Number of edges in a union of two graphs Suppose $G=(V, E)$ and $G'=(V', E')$ are two graphs having number of edges as $|E|$ and $|E'|$, respectively, where $E$ and $E'$ are set of edges in $G$ and $G'$, respectively. Then the number of edges in $G\cup G'$ is $|E|+|E'|-|E\cap E'|$. Is this claim true? Please suggest me.
Note. This is important to me as i am trying to formulate and estimate the number of edges in a graph formed by two or more components under certain binary operations like $\cup$, $\cap$ etc. For instance, what would be the number of edges in $G\cap(G'\cup G'')$,  where number of vertices in $G, G'$ and $ G''$ are known and so on. 

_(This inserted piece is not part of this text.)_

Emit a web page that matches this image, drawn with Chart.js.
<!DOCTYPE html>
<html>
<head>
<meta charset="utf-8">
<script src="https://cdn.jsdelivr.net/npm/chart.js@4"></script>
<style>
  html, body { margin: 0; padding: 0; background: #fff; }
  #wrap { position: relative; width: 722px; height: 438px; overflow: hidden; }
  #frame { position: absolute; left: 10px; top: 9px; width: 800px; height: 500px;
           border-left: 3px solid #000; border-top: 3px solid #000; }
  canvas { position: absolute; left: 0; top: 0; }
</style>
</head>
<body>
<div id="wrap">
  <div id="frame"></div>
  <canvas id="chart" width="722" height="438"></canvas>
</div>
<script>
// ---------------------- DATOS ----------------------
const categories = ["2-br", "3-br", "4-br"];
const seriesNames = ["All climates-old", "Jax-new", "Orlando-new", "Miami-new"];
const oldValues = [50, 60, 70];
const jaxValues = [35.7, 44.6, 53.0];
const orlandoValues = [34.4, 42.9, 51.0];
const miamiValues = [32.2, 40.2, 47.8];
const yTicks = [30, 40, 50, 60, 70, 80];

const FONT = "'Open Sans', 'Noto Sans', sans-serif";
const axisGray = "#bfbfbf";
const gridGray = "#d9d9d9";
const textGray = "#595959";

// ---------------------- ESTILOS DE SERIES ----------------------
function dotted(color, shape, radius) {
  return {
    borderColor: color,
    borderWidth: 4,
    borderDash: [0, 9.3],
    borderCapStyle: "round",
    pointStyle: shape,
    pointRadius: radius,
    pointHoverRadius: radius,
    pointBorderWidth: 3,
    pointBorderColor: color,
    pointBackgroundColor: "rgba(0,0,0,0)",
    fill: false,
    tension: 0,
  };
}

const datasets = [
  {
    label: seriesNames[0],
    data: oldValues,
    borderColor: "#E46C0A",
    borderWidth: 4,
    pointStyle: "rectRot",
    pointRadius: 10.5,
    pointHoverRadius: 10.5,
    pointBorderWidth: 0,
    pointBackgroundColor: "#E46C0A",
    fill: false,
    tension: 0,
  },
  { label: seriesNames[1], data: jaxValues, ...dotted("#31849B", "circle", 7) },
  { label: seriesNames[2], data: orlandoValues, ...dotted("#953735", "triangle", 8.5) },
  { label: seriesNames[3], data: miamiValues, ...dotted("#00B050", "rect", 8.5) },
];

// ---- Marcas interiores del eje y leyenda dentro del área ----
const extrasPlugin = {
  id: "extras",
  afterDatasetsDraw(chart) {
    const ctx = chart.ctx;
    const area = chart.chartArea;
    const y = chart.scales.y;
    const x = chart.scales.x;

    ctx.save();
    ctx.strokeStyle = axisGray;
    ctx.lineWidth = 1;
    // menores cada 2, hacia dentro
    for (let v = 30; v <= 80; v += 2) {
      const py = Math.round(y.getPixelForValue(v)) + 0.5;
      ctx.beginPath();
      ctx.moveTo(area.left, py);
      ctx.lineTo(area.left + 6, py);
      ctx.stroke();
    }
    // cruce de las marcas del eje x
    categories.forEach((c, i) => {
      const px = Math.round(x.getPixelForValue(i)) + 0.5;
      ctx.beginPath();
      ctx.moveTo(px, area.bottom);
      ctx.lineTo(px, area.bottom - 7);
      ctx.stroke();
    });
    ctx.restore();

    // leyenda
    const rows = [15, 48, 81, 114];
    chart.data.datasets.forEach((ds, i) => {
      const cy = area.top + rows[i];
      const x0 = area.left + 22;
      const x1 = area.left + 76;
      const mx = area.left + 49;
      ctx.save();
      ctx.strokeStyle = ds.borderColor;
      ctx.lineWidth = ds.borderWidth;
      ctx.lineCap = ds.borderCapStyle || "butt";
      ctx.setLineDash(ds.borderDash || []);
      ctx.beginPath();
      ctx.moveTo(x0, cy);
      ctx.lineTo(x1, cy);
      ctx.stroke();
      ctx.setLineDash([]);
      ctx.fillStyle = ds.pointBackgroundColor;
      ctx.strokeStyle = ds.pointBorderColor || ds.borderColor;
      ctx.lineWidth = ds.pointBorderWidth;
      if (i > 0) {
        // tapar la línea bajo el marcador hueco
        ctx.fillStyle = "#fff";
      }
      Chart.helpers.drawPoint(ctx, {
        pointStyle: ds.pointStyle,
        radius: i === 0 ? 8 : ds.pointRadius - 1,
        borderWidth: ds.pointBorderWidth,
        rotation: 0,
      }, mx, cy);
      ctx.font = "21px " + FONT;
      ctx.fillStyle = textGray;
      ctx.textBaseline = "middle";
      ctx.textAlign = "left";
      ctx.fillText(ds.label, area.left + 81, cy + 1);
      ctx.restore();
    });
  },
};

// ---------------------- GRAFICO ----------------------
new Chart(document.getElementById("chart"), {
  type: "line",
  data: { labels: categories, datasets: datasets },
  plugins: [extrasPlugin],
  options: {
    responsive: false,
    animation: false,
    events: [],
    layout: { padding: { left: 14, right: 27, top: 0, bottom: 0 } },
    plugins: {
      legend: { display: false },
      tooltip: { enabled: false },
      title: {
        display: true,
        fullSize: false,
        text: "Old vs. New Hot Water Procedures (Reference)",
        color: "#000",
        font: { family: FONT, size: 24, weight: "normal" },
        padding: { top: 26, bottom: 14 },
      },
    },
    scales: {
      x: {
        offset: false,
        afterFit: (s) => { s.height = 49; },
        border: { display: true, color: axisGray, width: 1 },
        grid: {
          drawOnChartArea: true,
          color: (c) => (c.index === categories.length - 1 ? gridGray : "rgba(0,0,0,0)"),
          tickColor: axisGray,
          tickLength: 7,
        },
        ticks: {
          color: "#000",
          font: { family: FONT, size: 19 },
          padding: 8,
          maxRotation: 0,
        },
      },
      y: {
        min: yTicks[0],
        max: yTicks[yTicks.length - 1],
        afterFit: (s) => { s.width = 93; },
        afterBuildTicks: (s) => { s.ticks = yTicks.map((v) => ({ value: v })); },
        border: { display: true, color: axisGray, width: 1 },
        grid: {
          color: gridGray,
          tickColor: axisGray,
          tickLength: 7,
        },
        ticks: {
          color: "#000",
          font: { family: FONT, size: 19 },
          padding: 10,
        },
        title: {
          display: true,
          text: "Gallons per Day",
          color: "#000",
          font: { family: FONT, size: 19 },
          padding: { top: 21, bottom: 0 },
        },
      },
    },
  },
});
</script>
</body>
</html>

 A: Yes it is correct. It is just inclusion-exclusion formula for the sets of edges.
$$|E\cup E' |= |E|+|E'|-|E\cap E'|$$
A: Your claim is correct (for finite graphs).
You can start with taking naïvely the number of elements of $E$ and sum up the number of elements of $E'$. 

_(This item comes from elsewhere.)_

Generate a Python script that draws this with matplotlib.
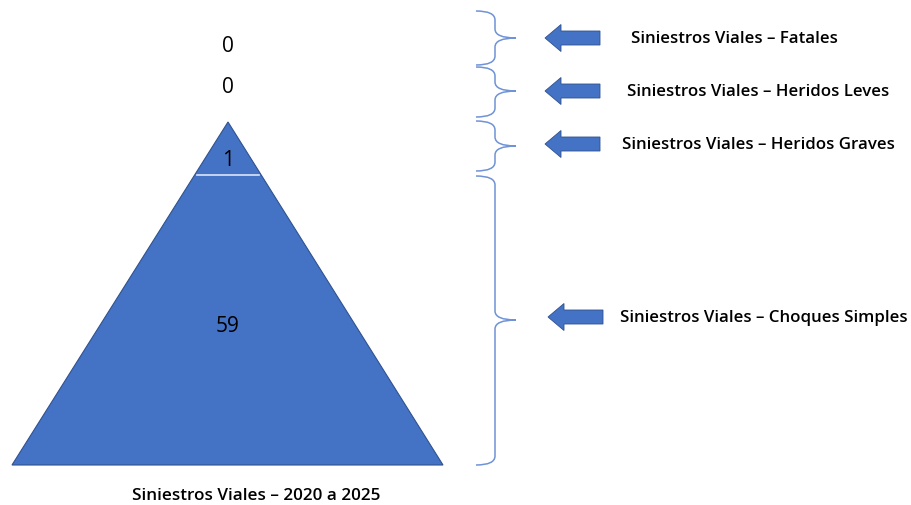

But then all elements that belong to both $E$ and $E'$ are counted twice.
This must be repaired by subtracting all elements that belong to $E$ and $E'$.
This is an application of the principle of inclusion/exclusion.
A: Yes that is true. 
The edge count of the union follows the inclusion exclusion principle. 

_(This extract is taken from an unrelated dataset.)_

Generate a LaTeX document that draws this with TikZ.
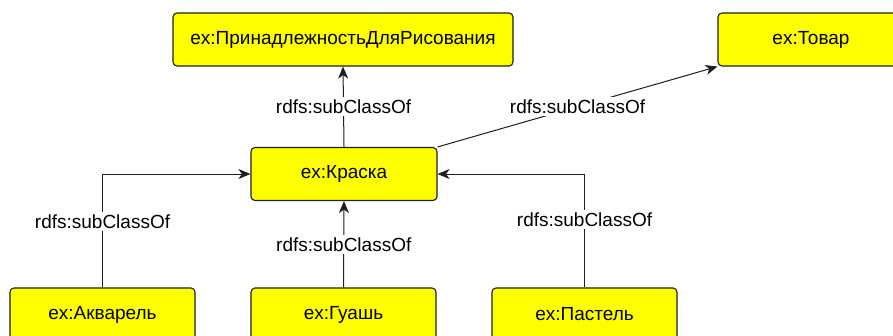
\documentclass[tikz,border=0pt]{standalone}
\usepackage{fontspec}
\setmainfont{Liberation Sans}
\usetikzlibrary{arrows.meta}
\definecolor{boxfill}{RGB}{255,255,0}
\definecolor{inkline}{RGB}{30,30,30}
\begin{document}
\begin{tikzpicture}[x=1pt,y=-1pt,
  classbox/.style={draw=inkline, fill=boxfill, line width=1.1pt, rounded corners=4pt,
    minimum width=186pt, minimum height=53pt, inner sep=0pt,
    font=\fontsize{19}{22}\selectfont, text=black},
  link/.style={draw=inkline, line width=1pt,
    -{Stealth[length=12pt,width=10pt,inset=3.5pt]}},
  lbl/.style={fill=white, inner sep=2.5pt, font=\fontsize{19}{22}\selectfont, text=black}]
\clip (0,0) rectangle (893,335);
\fill[white] (0,0) rectangle (893,335);

% classes
\node[classbox, minimum width=340pt] (acc) at (343,39.5) {ex:ПринадлежностьДляРисования};
\node[classbox] (tovar) at (811,39.5) {ex:Товар};
\node[classbox] (kraska) at (344,174) {ex:Краска};
\node[classbox, minimum width=185pt] (akv) at (102.5,314.5) {ex:Акварель};
\node[classbox, minimum width=185pt] (guash) at (343.5,314.5) {ex:Гуашь};
\node[classbox, minimum width=185pt] (pastel) at (584.5,314.5) {ex:Пастель};

% subclass relations
\draw[link] (kraska.north) -- node[lbl] {rdfs:subClassOf} (acc.south);
\draw[link] (kraska.north east) -- node[lbl] {rdfs:subClassOf} (tovar.south west);
\draw[link] (akv.north) |- node[lbl, pos=0.29] {rdfs:subClassOf} (kraska.west);
\draw[link] (guash.north) -- node[lbl] {rdfs:subClassOf} (kraska.south);
\draw[link] (pastel.north) |- node[lbl, pos=0.30] {rdfs:subClassOf} (kraska.east);
\end{tikzpicture}
\end{document}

A: Well, let's be careful.  If $G$ and $G'$ are the graphs $(V,E)$ and $(V,E')$, respectively, then the union graph $G \cup G'$ is defined to be $(V, E \cup E')$. The number of edges in this graph is of course $|E \cup E'|$, which equals $|E| + |E'| - |E \cap E'|$, because this equation holds for any two subsets.  So, this is true.
But your question asks: If the number of edges in $G$ and $G'$ are $|E|$ and $|E'|$ respectively, then is the number of edges in $G \cup G'$ equal to $|E| + |E'| - |E \cap E'|$?  Here's a counterexample: Take $V = \{a,b,c\}$, and suppose $G$ and $G'$ have edge sets $\{ab, ac\}$ and $\{ab,bc\}$, respectively.  Take $E=E' = \{1,3\}$. Then, it's true that both $G$ and $G'$ have $|E|=2$ and $|E'|=2$ edges, respectively, and $G \cup G'$ has $2+2-1=3$ edges, but $|E|+|E'|-|E \cap E'|=2+2-2=2$, which does not equal $3$.  
I know the above counterexample is not what you meant - you meant for $E, E'$ to also be the corresponding edge sets. This counterexample illustrates one needs to communicate logically rigorously, otherwise the statements you intended to be true could be false.